A German policeman directs migrants who had walked across the nearby border from Austria on October 17, 2015 in Wegscheid, Germany.
A German policeman directs migrants who had walked across the nearby border from Austria on October 17, 2015 in Wegscheid, Germany. Getty

Germany should deregulate its labour market and create more lower-paid jobs to help refugees find work, the head of European airplane maker Airbus (AIR.PA) said. Europe's largest economy, Germany anticipates more than 800,000 migrants to arrive this year, and some politicians and experts have warned the influx could step up unemployment. They are expected to make up 1% of the population.

"We must have the courage for deregulation in the way that so far we know from the United States," Tom Enders, a German, wrote in a guest article for the Sueddeutsche newspaper published on Monday (26 October). "That seems hard to imagine. But there, you see a successful integration of migrants who are allowed to work soon after they arrive."

Part-time work and low-paid jobs

Enders called on Germany to make exceptions for the minimum wage and for greater flexibility with short-term contracts. "Hundreds of thousands of young people in the refugees centres should not be condemned to sitting around and doing nothing. They will only find an entry into the labour market if we open it up and make it flexible," he wrote.

Enders insisted that "if the threshold for entry into the labour market is too high, the integration of immigrants in society will fail. It is better to enter the labour market with mini-jobs or low-paid jobs than not at all and to be condemned to social security, doing nothing and frustration."

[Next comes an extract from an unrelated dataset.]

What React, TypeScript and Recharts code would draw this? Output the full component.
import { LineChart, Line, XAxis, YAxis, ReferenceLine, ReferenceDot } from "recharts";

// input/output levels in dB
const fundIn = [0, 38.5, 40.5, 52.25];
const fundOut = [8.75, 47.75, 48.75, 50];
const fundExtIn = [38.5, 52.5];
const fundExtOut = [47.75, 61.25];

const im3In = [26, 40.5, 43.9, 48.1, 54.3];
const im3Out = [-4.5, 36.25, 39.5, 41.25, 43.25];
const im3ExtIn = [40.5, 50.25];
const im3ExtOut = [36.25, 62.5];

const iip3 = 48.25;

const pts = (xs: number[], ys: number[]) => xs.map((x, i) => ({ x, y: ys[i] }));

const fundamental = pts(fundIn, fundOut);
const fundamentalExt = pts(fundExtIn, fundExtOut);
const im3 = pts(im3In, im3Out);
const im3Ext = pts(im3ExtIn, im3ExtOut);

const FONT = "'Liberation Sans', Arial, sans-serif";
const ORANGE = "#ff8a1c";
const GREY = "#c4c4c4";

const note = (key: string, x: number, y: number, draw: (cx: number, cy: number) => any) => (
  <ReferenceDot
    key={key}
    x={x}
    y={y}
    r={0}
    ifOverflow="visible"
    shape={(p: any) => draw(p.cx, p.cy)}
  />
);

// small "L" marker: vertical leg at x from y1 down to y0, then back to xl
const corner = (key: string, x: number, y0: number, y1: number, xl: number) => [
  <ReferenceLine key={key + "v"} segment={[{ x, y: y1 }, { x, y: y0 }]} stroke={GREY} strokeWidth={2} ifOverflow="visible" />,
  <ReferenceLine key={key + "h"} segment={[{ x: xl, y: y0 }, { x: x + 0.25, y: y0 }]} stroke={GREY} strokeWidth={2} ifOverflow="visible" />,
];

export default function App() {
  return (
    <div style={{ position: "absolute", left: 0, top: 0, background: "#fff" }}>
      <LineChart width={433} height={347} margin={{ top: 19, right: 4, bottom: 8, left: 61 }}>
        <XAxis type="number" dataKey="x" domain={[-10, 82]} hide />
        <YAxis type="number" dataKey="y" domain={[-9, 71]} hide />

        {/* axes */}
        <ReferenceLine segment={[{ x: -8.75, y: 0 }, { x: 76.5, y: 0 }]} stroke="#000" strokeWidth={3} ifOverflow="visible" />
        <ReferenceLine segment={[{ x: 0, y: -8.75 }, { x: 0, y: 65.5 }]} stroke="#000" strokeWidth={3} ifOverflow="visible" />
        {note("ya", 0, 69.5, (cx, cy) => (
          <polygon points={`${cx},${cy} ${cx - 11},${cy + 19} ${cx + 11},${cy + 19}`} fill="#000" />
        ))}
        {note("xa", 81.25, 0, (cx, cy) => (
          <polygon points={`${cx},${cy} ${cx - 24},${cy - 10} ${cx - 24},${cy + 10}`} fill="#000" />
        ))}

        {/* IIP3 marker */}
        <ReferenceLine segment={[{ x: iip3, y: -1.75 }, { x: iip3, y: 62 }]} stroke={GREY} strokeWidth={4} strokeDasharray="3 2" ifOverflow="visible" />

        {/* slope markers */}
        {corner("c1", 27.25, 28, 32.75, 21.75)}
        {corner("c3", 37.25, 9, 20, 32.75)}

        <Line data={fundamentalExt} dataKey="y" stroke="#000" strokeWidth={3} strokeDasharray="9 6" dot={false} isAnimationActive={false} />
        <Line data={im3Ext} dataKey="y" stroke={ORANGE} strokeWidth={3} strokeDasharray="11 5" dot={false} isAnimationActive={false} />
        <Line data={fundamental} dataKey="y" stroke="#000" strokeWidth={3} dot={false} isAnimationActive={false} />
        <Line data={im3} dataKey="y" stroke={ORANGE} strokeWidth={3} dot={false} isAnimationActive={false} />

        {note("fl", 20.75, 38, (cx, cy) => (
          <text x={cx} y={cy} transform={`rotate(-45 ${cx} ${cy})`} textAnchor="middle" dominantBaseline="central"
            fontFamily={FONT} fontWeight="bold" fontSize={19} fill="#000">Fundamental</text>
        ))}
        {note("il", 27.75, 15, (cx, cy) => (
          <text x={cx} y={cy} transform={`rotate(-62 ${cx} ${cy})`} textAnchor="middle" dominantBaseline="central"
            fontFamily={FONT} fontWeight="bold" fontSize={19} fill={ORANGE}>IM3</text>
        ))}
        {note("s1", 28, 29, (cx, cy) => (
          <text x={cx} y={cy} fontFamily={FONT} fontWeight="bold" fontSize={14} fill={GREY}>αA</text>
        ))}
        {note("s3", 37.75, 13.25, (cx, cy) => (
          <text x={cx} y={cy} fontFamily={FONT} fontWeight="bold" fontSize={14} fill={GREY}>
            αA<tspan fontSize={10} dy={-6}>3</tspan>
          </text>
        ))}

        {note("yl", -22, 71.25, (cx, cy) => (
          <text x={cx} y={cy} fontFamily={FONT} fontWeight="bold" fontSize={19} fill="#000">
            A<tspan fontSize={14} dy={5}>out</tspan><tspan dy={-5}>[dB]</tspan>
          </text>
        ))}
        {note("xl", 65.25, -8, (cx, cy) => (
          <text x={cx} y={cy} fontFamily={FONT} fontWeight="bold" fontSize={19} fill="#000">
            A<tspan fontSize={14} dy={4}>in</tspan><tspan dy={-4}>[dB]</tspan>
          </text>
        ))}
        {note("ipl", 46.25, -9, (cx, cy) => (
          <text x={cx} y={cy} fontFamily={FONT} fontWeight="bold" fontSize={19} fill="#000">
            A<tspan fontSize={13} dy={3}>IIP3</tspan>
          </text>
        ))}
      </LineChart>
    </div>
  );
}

German industry has so far always insisted the arrival of a million refugees or more could be positive, given the country's rapidly ageing population and the ever-growing shortage of qualified labour.

On Sunday, the heads of 11 EU states and three non-EU countries endorsed new measures at an emergency summit in Brussels after they agreed to provide another 100,000 spaces in refugee welcome centres along the route from Greece towards Germany.